-- Stated exercise --
Quote the data exactly, first line to the line containing "W, H = 573, 650", with no pictures.

-- Data listing --
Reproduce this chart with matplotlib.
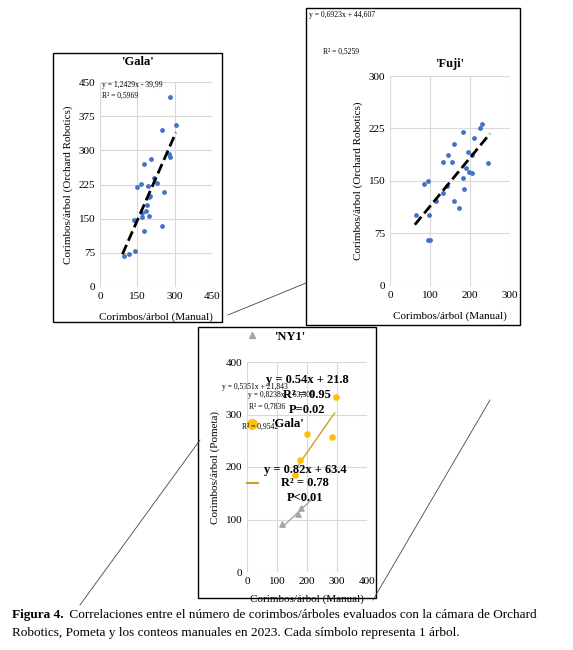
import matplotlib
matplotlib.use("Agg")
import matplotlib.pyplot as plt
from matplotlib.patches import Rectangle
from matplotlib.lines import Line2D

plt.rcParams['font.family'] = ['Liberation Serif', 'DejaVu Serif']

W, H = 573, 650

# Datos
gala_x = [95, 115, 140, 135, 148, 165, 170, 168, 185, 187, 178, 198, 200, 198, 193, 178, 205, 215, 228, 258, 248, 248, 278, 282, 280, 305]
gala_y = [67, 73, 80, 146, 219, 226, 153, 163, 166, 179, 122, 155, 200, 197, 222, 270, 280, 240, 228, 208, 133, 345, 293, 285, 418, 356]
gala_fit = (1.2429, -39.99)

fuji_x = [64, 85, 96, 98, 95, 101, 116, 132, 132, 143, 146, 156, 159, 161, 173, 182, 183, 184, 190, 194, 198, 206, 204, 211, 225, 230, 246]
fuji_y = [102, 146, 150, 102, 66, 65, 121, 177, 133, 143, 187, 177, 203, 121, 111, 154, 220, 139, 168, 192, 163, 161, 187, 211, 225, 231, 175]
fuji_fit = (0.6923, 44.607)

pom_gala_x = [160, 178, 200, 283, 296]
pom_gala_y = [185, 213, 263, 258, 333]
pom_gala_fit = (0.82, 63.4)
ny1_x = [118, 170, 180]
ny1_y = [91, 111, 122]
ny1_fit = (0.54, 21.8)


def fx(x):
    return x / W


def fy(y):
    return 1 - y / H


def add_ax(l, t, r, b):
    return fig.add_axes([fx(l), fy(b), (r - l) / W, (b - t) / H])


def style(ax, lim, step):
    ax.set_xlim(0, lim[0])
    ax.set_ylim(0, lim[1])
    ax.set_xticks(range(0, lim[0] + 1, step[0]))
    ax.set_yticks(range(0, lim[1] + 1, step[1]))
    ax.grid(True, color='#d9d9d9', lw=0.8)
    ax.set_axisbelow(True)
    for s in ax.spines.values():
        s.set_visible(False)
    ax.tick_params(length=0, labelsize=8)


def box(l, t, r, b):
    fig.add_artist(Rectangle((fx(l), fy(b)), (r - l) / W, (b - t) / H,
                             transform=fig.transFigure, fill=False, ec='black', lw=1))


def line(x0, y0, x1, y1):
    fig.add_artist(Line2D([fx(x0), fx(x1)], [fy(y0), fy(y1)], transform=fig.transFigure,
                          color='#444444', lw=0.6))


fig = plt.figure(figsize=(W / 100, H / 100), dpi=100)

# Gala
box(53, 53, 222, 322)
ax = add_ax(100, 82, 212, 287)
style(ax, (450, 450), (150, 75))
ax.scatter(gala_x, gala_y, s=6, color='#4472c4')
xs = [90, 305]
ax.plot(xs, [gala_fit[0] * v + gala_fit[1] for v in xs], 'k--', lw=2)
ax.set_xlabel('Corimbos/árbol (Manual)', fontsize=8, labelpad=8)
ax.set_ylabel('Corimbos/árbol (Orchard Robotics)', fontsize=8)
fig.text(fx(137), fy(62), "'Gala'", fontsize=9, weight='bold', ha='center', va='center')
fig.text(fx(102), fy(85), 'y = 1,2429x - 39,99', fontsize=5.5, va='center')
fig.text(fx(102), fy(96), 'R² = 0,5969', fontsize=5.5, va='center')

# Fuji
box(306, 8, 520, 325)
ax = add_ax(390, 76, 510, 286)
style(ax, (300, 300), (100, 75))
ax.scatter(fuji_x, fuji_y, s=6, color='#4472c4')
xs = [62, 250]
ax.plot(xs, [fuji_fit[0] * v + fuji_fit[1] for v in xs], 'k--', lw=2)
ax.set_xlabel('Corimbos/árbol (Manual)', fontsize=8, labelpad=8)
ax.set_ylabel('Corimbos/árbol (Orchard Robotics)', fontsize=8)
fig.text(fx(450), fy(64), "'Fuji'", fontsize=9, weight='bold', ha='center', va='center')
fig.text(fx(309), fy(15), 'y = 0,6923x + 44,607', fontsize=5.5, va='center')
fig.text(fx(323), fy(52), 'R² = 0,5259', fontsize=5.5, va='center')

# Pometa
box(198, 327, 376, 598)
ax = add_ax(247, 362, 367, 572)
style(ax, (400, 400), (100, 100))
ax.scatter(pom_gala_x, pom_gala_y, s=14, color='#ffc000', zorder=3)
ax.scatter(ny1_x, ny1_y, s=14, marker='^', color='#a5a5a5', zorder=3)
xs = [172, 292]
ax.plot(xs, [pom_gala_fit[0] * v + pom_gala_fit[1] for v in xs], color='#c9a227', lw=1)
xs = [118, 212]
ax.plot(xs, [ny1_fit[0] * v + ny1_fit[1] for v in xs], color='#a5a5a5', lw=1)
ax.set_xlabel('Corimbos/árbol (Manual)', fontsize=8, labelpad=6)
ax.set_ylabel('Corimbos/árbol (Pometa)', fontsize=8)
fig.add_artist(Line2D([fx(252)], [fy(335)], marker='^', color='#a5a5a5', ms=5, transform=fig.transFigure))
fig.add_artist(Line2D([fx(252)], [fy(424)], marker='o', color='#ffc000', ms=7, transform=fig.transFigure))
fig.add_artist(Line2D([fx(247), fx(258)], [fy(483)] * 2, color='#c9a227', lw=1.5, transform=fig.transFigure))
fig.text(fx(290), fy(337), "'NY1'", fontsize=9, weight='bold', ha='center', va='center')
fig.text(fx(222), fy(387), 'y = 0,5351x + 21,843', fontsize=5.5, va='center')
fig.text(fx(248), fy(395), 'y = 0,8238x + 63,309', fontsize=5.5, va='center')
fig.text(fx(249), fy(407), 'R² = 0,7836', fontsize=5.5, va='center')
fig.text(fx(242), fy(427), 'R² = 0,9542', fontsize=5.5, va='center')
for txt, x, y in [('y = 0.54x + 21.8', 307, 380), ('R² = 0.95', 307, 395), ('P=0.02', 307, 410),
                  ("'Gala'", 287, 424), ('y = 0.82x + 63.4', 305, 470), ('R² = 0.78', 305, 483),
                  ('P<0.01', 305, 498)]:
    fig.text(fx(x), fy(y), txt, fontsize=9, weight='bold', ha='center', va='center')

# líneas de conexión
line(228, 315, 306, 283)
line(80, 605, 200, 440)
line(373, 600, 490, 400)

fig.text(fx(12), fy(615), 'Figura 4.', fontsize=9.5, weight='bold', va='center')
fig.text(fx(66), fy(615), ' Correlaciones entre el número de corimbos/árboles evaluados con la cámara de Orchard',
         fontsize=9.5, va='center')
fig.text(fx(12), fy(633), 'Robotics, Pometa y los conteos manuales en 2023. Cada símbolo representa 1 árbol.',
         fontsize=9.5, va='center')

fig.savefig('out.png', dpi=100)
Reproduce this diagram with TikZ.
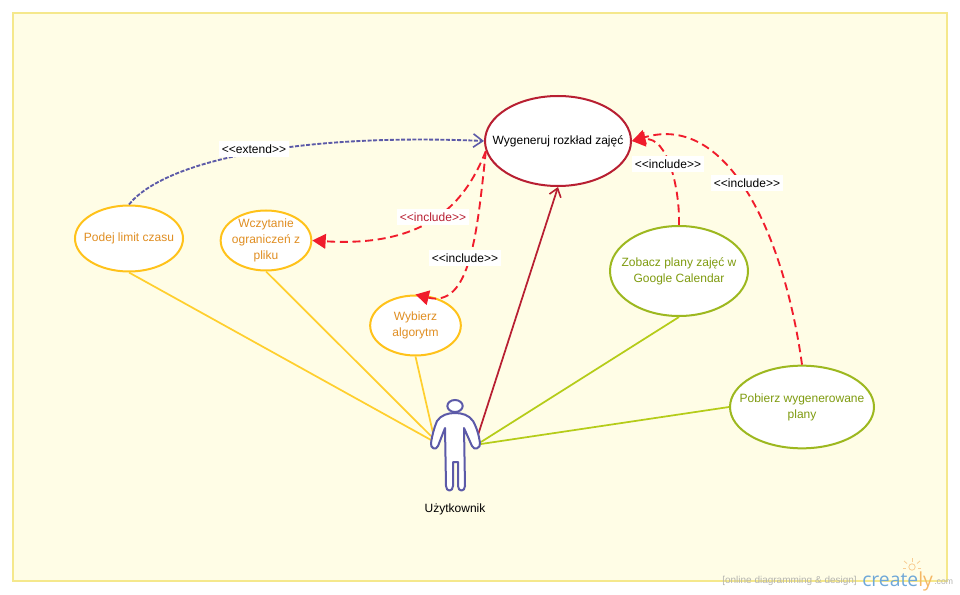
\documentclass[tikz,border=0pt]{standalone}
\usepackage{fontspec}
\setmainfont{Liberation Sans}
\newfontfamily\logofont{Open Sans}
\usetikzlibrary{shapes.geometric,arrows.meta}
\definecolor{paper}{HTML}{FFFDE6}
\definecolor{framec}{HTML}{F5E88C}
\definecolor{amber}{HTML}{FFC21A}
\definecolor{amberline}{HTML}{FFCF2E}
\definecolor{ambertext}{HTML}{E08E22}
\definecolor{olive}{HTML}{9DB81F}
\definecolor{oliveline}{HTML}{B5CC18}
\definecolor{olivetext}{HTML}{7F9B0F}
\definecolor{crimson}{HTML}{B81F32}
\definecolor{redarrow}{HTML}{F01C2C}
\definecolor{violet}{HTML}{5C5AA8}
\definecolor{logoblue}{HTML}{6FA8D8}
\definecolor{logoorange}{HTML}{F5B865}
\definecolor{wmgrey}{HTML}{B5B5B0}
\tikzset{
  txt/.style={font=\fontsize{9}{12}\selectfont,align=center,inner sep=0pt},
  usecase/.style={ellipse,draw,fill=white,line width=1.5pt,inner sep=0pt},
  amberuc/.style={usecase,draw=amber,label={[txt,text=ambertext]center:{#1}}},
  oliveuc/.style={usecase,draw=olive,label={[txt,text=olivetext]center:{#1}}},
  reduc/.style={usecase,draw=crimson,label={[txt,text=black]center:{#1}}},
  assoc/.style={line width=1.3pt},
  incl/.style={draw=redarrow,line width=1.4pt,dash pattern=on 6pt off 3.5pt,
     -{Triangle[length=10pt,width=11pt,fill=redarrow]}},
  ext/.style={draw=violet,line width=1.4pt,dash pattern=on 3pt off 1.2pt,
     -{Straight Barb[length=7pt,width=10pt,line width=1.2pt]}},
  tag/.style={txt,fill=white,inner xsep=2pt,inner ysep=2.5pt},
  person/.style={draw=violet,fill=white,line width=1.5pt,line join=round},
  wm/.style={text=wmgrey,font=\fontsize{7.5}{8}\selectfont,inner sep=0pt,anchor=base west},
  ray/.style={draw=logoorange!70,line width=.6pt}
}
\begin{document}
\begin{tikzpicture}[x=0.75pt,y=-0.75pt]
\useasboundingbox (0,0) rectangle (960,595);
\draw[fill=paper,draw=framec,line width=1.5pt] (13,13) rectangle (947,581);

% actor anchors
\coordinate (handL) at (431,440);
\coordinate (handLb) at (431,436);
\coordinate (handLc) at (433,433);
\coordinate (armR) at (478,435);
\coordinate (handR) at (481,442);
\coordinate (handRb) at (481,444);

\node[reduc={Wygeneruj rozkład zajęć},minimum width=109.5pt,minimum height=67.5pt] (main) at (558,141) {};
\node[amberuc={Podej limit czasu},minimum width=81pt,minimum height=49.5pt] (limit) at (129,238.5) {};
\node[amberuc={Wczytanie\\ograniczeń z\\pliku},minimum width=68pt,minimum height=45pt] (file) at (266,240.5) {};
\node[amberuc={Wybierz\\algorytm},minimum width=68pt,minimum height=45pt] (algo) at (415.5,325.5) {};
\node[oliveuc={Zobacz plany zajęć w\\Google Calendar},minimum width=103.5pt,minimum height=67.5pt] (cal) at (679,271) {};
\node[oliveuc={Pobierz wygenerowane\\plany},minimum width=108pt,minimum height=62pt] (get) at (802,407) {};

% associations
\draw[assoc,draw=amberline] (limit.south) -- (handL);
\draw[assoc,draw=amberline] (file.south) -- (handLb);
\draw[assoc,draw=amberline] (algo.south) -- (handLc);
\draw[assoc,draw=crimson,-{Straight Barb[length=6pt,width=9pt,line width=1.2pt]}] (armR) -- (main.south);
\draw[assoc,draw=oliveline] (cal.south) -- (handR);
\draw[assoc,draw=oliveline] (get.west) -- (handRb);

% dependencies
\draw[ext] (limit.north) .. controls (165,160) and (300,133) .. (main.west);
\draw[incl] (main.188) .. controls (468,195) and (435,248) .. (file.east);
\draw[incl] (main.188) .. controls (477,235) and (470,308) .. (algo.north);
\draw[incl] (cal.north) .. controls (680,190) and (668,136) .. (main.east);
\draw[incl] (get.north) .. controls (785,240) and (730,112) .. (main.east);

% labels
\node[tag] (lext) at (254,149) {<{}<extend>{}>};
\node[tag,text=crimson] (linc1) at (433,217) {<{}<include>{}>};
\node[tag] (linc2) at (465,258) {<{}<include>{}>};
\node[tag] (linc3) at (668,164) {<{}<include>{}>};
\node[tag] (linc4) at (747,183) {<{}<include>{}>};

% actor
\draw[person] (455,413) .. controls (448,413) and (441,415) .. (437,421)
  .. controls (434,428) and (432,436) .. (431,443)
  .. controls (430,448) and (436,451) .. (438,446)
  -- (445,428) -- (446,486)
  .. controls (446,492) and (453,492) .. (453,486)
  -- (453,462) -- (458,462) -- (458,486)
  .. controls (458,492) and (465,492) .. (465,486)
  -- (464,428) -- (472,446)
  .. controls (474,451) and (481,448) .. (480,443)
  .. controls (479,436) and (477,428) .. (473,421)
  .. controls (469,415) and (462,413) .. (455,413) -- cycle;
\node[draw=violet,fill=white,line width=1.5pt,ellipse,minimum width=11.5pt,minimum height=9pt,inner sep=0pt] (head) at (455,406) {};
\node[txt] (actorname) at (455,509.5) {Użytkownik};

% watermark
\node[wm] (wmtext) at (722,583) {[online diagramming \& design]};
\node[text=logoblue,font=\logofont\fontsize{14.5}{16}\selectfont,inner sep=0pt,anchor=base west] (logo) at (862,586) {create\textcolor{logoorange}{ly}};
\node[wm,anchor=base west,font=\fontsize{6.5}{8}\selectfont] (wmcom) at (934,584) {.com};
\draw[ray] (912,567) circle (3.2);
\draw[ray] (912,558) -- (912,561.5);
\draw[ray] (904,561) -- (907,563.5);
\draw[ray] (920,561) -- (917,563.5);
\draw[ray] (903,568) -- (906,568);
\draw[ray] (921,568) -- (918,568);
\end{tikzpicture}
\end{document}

-- Written response --
Reproduce this chart with matplotlib.
import matplotlib
matplotlib.use("Agg")
import matplotlib.pyplot as plt
from matplotlib.patches import Rectangle
from matplotlib.lines import Line2D

plt.rcParams['font.family'] = ['Liberation Serif', 'DejaVu Serif']

W, H = 573, 650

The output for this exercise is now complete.